Do we need a young Norman Bates too?
But for some reason I couldn’t stay away. I’m a sucker for hype, apparently.
So I watched. And I’ll say now that, while I wasn’t blown away by the A&E channel’s incarnation of Psycho either, I was intrigued enough to look forward to the next episode. The series moves the characters to the present day and opens with seventeen-year-old Norman Bates and his mom looking for a fresh start for various reasons. His mother buys a run down motel on the outskirts of a new town.
Norman is a smart, slightly shy, under-achiever, but otherwise fairly normal teen. He quickly draws the attention of a cadre of pretty young, bad girls who are eager to show Norman the seamier side of this otherwise dreary little town.
Norman’s mother, who is, as we know, the infamous source of so much turmoil for Norman in his later years, is an interesting character. At this point in Norman’s life, she seems more flaky than menacing, although as the first episode progressed, shades of the control freak, famous from the movie, do come out.
There are some ugly confrontations with townsfolk. A well-meaning teacher who tries to befriend Norman.
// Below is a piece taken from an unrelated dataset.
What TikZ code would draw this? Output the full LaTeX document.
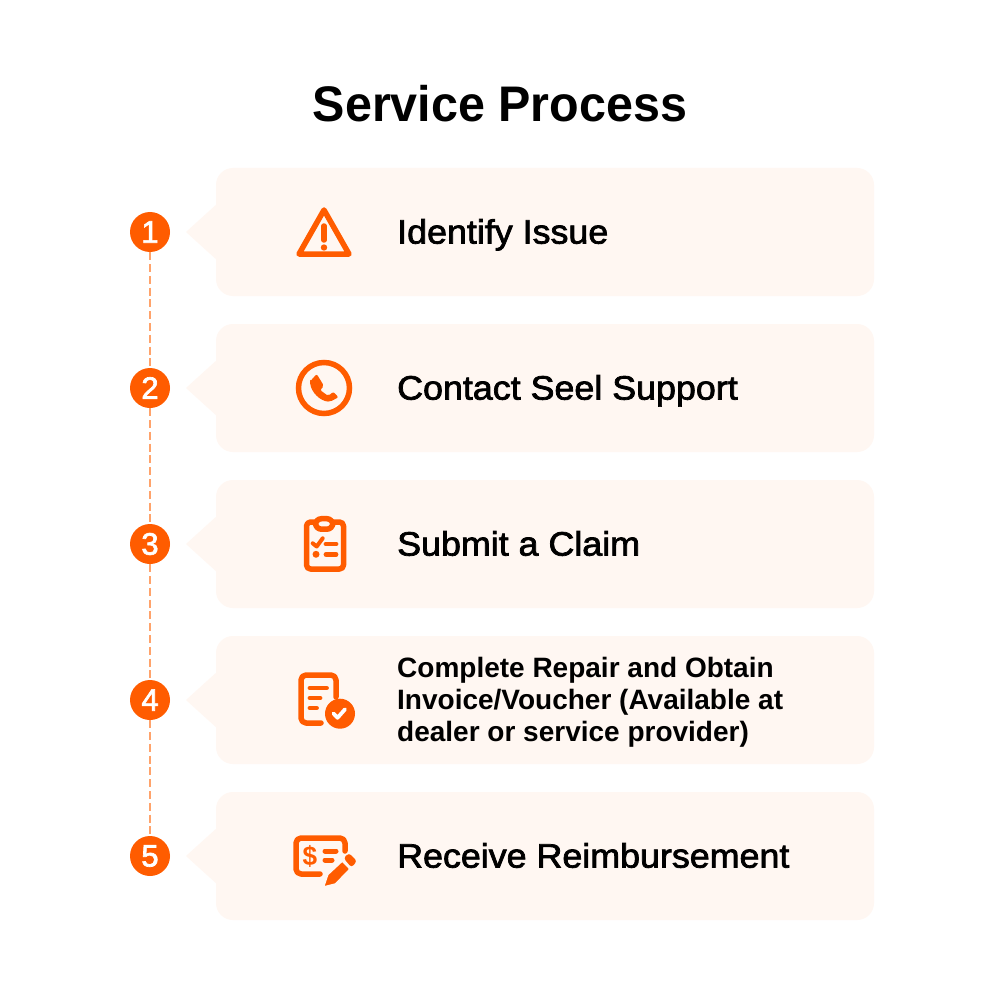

The requisite visit from the earnest, but slightly befuddled, local sheriff. And underneath it all, there’s a whole lot of shit waiting to boil over – both inside and outside the newly christened “Bates Motel”.
Here’s a good way to sum it up. If you remember the David Lynch show “Twin Peaks”, this one is a lot like that – only without the doughnuts and little people talking backwards. At least so far.
And given that it’s young Norman, maybe the show is more of a cross between “Twin Peaks” and “Muppet Babies.” Yeah, that’s a good way to think of it.
And it’s enough to make me tune in next Monday.